Une bonne alimentation pour stocker du carbone

Bactéries sollicitées
Si les pesticides, les engrais minéraux, les engins lourds, le travail du sol, l'absence de couverts n'expliquent pas la dégradation systématique des sols cultivés, tout converge vers les exportations massives de nutriments par les plantes cultivées. Fin 2021 j'ai publié dans la revue internationale Geoderma un article où j'indique qu'un champ de blé, qui produit 7 tonnes de grain par an et par hectare, exporte à surface et temps de pousse égaux 153 fois plus de P qu'une coupe à blanc de forêt de feuillus, 34 fois plus de P que la viande produite sur pâture et 20 fois plus de K que ces deux milieux naturels (voir tableau). Pour trouver les quantités astronomiques de nutriments dont elles ont besoin pour leur développement, les plantes sollicitent des bactéries (en sécrétant des exsudats parfois nommés « carbone dissous ou liquide ») pour dégrader l'humus des sols. Ainsi, plus on plante, plus on exporte des nutriments et plus on détruit d'humus du sol. Il en est de même des apports au sol de résidus fortement carbonés comme les pailles de céréales qui nécessitent, pour être dégradées, de grandes quantités de nutriments que les bactéries vont aussi chercher dans l'humus du sol.

Bonnes pratiques
Dès lors, comment renverser la tendance, refaire de l'humus dans les sols et améliorer leur qualité ? Les chercheurs du début du XXe siècle et les agriculteurs savaient les vertus des fumiers décomposés (qui apportent des nutriments essentiels sans acidifier le sol), du trèfle et de la luzerne qui puise les nutriments dans l'atmosphère et les couches profondes des sols et des roches pour les accumuler dans les horizons de surface du sol.

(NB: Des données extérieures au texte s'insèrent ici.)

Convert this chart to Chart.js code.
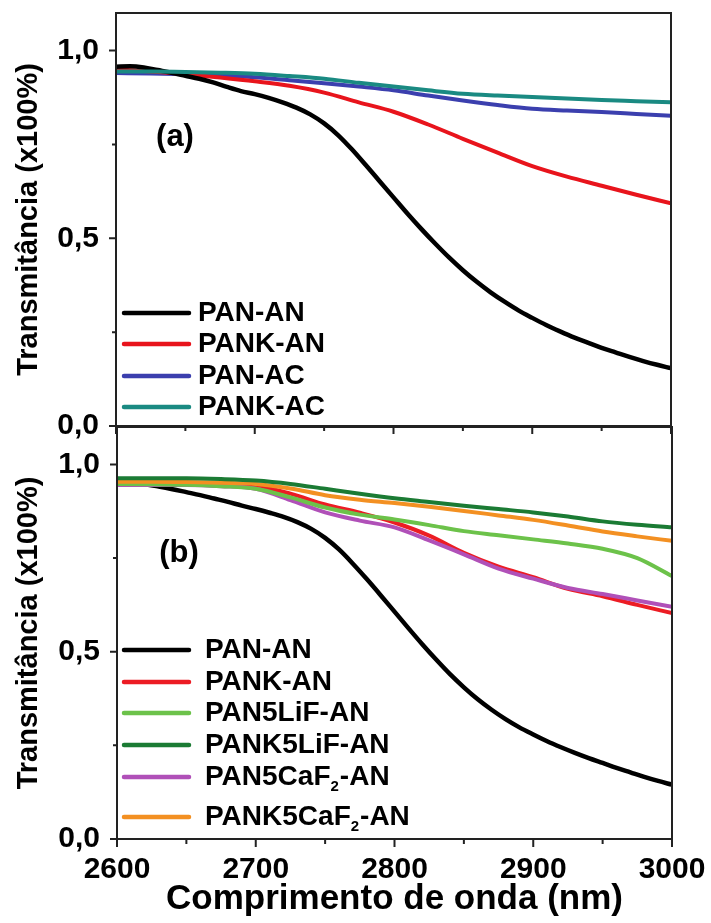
<!DOCTYPE html>
<html>
<head>
<meta charset="utf-8">
<script src="https://cdn.jsdelivr.net/npm/chart.js@4.4.1/dist/chart.umd.min.js"></script>
<style>
  html, body { margin: 0; padding: 0; background: #fff; }
  #wrap { position: relative; width: 711px; height: 923px; overflow: hidden; }
  .panel { position: absolute; left: 0; width: 711px; }
  #panelA { top: 0; height: 440px; }
  #panelB { top: 413px; height: 510px; }
</style>
</head>
<body>
<div id="wrap">
  <div class="panel" id="panelA"><canvas id="chartA"></canvas></div>
  <div class="panel" id="panelB"><canvas id="chartB"></canvas></div>
</div>
<script>
// wavelength grids (nm)
const lambda = [2600, 2625, 2650, 2675, 2700, 2725, 2750, 2775, 2800, 2825, 2850, 2875, 2900, 2925, 2950, 2975, 3000];
const lambdaFine = [2600, 2610, 2620, 2630, 2640, 2650, 2660, 2670, 2680, 2690, 2700, 2710, 2720, 2730, 2740,
  2750, 2760, 2770, 2780, 2790, 2800, 2810, 2820, 2830, 2840, 2850, 2860, 2870, 2880, 2890, 2900, 2910, 2920,
  2930, 2940, 2950, 2960, 2970, 2980, 2990, 3000];

// panel (a)
const panAnA = [0.957, 0.958, 0.955, 0.948, 0.941, 0.933, 0.925, 0.915, 0.903, 0.892, 0.884, 0.874, 0.862, 0.848,
  0.830, 0.806, 0.775, 0.737, 0.695, 0.652, 0.609, 0.566, 0.525, 0.486, 0.449, 0.415, 0.384, 0.356, 0.331, 0.308,
  0.288, 0.269, 0.252, 0.236, 0.222, 0.208, 0.196, 0.184, 0.173, 0.163, 0.154];
const pankAnA = [0.950, 0.944, 0.937, 0.928, 0.918, 0.906, 0.888, 0.862, 0.837, 0.803, 0.765, 0.728, 0.692, 0.664, 0.640, 0.616, 0.593];
const panAcA = [0.940, 0.939, 0.937, 0.934, 0.929, 0.921, 0.913, 0.904, 0.894, 0.880, 0.867, 0.855, 0.845, 0.840, 0.836, 0.831, 0.826];
const pankAcA = [0.944, 0.944, 0.943, 0.941, 0.938, 0.932, 0.925, 0.914, 0.904, 0.894, 0.885, 0.880, 0.876, 0.872, 0.868, 0.865, 0.862];

// panel (b)
const panAnB = [0.950, 0.950, 0.947, 0.941, 0.934, 0.926, 0.918, 0.909, 0.900, 0.890, 0.881, 0.871, 0.860, 0.846,
  0.828, 0.804, 0.773, 0.735, 0.694, 0.651, 0.607, 0.563, 0.520, 0.479, 0.440, 0.405, 0.373, 0.345, 0.320, 0.298,
  0.279, 0.261, 0.245, 0.230, 0.216, 0.203, 0.190, 0.178, 0.166, 0.155, 0.145];
const pankAnB = [0.945, 0.945, 0.945, 0.945, 0.942, 0.922, 0.893, 0.871, 0.845, 0.810, 0.764, 0.727, 0.699, 0.668, 0.648, 0.625, 0.603];
const pan5LiF = [0.948, 0.947, 0.946, 0.942, 0.935, 0.912, 0.885, 0.866, 0.853, 0.838, 0.822, 0.811, 0.800, 0.789, 0.775, 0.750, 0.702];
const pank5LiF = [0.963, 0.963, 0.963, 0.961, 0.957, 0.948, 0.935, 0.922, 0.910, 0.900, 0.890, 0.881, 0.872, 0.861, 0.848, 0.839, 0.832];
const pan5CaF2 = [0.945, 0.945, 0.945, 0.942, 0.935, 0.905, 0.872, 0.850, 0.832, 0.797, 0.760, 0.722, 0.695, 0.670, 0.654, 0.637, 0.620];
const pank5CaF2 = [0.954, 0.954, 0.953, 0.951, 0.948, 0.936, 0.918, 0.906, 0.897, 0.887, 0.876, 0.864, 0.852, 0.837, 0.821, 0.808, 0.796];

const labelsA = ["PAN-AN", "PANK-AN", "PAN-AC", "PANK-AC"];
const labelsB = ["PAN-AN", "PANK-AN", "PAN5LiF-AN", "PANK5LiF-AN", "PAN5CaF₂-AN", "PANK5CaF₂-AN"];

const FONT = "'Liberation Sans', Arial, sans-serif";
Chart.defaults.font.family = FONT;
Chart.defaults.font.weight = "bold";
Chart.defaults.color = "#000";

function pts(xs, ys) {
  return xs.map((x, i) => ({ x: x, y: ys[i] }));
}

function line(label, xs, ys, color, order, width) {
  return {
    label: label,
    data: pts(xs, ys),
    borderColor: color,
    backgroundColor: color,
    borderWidth: width || 4,
    pointRadius: 0,
    fill: false,
    cubicInterpolationMode: "monotone",
    order: order
  };
}

function decimalComma(v) {
  return v.toFixed(1).replace(".", ",");
}

// the axes should not push the plot box around for label overhang
function noOverhang(s) {
  s.paddingTop = 0;
  s.paddingBottom = 0;
  s.paddingLeft = 0;
  s.paddingRight = 0;
}

// box around the plot plus Origin-style major/minor ticks
const framePlugin = {
  id: "frame",
  afterDraw(chart) {
    const { ctx, chartArea: a, scales } = chart;
    ctx.save();
    ctx.strokeStyle = "#222";
    ctx.lineWidth = 2;
    ctx.strokeRect(a.left, a.top, a.right - a.left, a.bottom - a.top);

    ctx.beginPath();
    for (let w = 2600; w <= 3000; w += 50) {
      const px = scales.x.getPixelForValue(w);
      const len = w % 100 === 0 ? 8 : 5;
      ctx.moveTo(px, a.bottom);
      ctx.lineTo(px, a.bottom + len);
    }
    for (let v = 0; v <= 1.0001; v += 0.25) {
      const py = scales.y.getPixelForValue(v);
      const major = Math.abs(v * 2 - Math.round(v * 2)) < 1e-6;
      ctx.moveTo(a.left, py);
      ctx.lineTo(a.left - (major ? 7 : 4), py);
    }
    ctx.stroke();
    ctx.restore();
  }
};

// hand-drawn key so that "CaF2" can carry its subscript
const keyPlugin = {
  id: "key",
  afterDraw(chart, args, opts) {
    const ctx = chart.ctx;
    ctx.save();
    ctx.textBaseline = "middle";
    ctx.textAlign = "left";
    chart.data.datasets.forEach((ds, i) => {
      const y = opts.rows[i];
      ctx.strokeStyle = ds.borderColor;
      ctx.lineWidth = 4.5;
      ctx.lineCap = "round";
      ctx.beginPath();
      ctx.moveTo(opts.x0, y);
      ctx.lineTo(opts.x1, y);
      ctx.stroke();

      ctx.fillStyle = "#000";
      const parts = ds.label.split("₂");
      let x = opts.textX;
      ctx.font = "bold " + opts.size + "px " + FONT;
      ctx.fillText(parts[0], x, y);
      x += ctx.measureText(parts[0]).width;
      if (parts.length > 1) {
        ctx.font = "bold " + Math.round(opts.size * 0.55) + "px " + FONT;
        ctx.fillText("2", x, y + 10);
        x += ctx.measureText("2").width + 1;
        ctx.font = "bold " + opts.size + "px " + FONT;
        ctx.fillText(parts[1], x, y);
      }
    });
    if (opts.tag) {
      ctx.font = "bold 31px " + FONT;
      ctx.textAlign = "center";
      ctx.fillText(opts.tag.text, opts.tag.x, opts.tag.y);
    }
    ctx.restore();
  }
};

function makeOptions(cfg) {
  return {
    responsive: true,
    maintainAspectRatio: false,
    animation: false,
    devicePixelRatio: 1,
    layout: { padding: cfg.padding },
    plugins: {
      legend: { display: false },
      tooltip: { enabled: false },
      key: cfg.key
    },
    scales: {
      x: {
        type: "linear",
        min: 2600,
        max: 3000,
        grid: { display: false },
        border: { display: false },
        ticks: {
          display: cfg.xLabels,
          stepSize: 50,
          autoSkip: false,
          maxRotation: 0,
          padding: 5,
          font: { size: 30, weight: "bold" },
          callback: (v) => (v % 100 === 0 ? String(v) : "")
        },
        title: {
          display: cfg.xLabels,
          text: "Comprimento de onda (nm)",
          font: { size: 35, weight: "bold" },
          padding: { top: 0, bottom: 3 }
        },
        afterFit: (s) => { noOverhang(s); s.height = cfg.xHeight; }
      },
      y: {
        min: 0,
        max: 1.1,
        grid: { display: false },
        border: { display: false },
        ticks: {
          stepSize: 0.25,
          padding: 9,
          font: { size: 30, weight: "bold" },
          callback: (v) => (Math.abs(v * 2 - Math.round(v * 2)) < 1e-6 && v <= 1 ? decimalComma(v) : "")
        },
        title: {
          display: true,
          text: "Transmitância (x100%)",
          font: { size: 29, weight: "bold" },
          padding: { top: 12, bottom: 0 }
        },
        afterFit: (s) => { noOverhang(s); s.width = cfg.yWidth; }
      }
    }
  };
}

new Chart(document.getElementById("chartA"), {
  type: "line",
  data: {
    datasets: [
      line(labelsA[0], lambdaFine, panAnA, "#000000", 1, 4.5),
      line(labelsA[1], lambda, pankAnA, "#e8141c", 2),
      line(labelsA[2], lambda, panAcA, "#3b3fae", 3),
      line(labelsA[3], lambda, pankAcA, "#1a8a82", 0)
    ]
  },
  options: makeOptions({
    padding: { left: 0, right: 40, top: 13, bottom: 0 },
    yWidth: 116,
    xHeight: 14,
    xLabels: false,
    key: { x0: 124, x1: 189, textX: 198, size: 28, rows: [313, 344, 376, 407], tag: { text: "(a)", x: 175, y: 137 } }
  }),
  plugins: [framePlugin, keyPlugin]
});

new Chart(document.getElementById("chartB"), {
  type: "line",
  data: {
    datasets: [
      line(labelsB[0], lambdaFine, panAnB, "#000000", 9, 4.5),
      line(labelsB[1], lambda, pankAnB, "#ec1c24", 4),
      line(labelsB[2], lambda, pan5LiF, "#6cc24a", 2),
      line(labelsB[3], lambda, pank5LiF, "#1b7b34", 0),
      line(labelsB[4], lambda, pan5CaF2, "#b050b8", 3),
      line(labelsB[5], lambda, pank5CaF2, "#f39022", 1)
    ]
  },
  options: makeOptions({
    padding: { left: 0, right: 39, top: 14, bottom: 0 },
    yWidth: 117,
    xHeight: 84,
    xLabels: true,
    key: { x0: 124, x1: 189, textX: 205, size: 28, rows: [237, 269, 300, 332, 364, 404], tag: { text: "(b)", x: 179, y: 140 } }
  }),
  plugins: [framePlugin, keyPlugin]
});
</script>
</body>
</html>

Plus récemment Kirkby (2013) et Poeplau (2016) nous indiquent que l'humus se forme plus qu'il ne se détruit lorsque les apports de nutriment au sol sont importants et lorsqu'ils respectent les ratios de nutriments trouvés dans les bactéries du sol, source de l'humus. Parce que les pailles sont bien trop riches en carbone par rapport aux besoins des bactéries, l'apport d'une tonne au sol devrait être compensé par 5 kg d'azote, 2 kg de phosphore et 1,4 kg de soufre. Compte tenu de cela, améliorer la fertilisation durant le cycle cultural pour éviter la destruction d'humus liée aux déséquilibres nutritionnels, apporter des fumiers, fertiliser les résidus de récolte avec des engrais complets de type 20-10-10-5, ou fertiliser des couverts avec une formule d'engrais complet adaptée constitueront des pratiques agronomiques et écologiques de premier plan pour stocker massivement du carbone dans les champs cultivés et améliorer la production. Or, nous sommes largement déficitaires en nutriment, sauf sous mais. A ce jour les incitations à planter des légumineuses qui sont broyées au champ vont dans le bon sens. Par contre, l'interdiction de fertilisation des SIE ou des colzas à l'automne va à l'encontre de cela et des objectifs de protection des eaux : en détruisant l'humus des sols, elle conduit à plus d'érosion et de fuite des nutriments (dont l'azote) vers les cours d'eau et les nappes.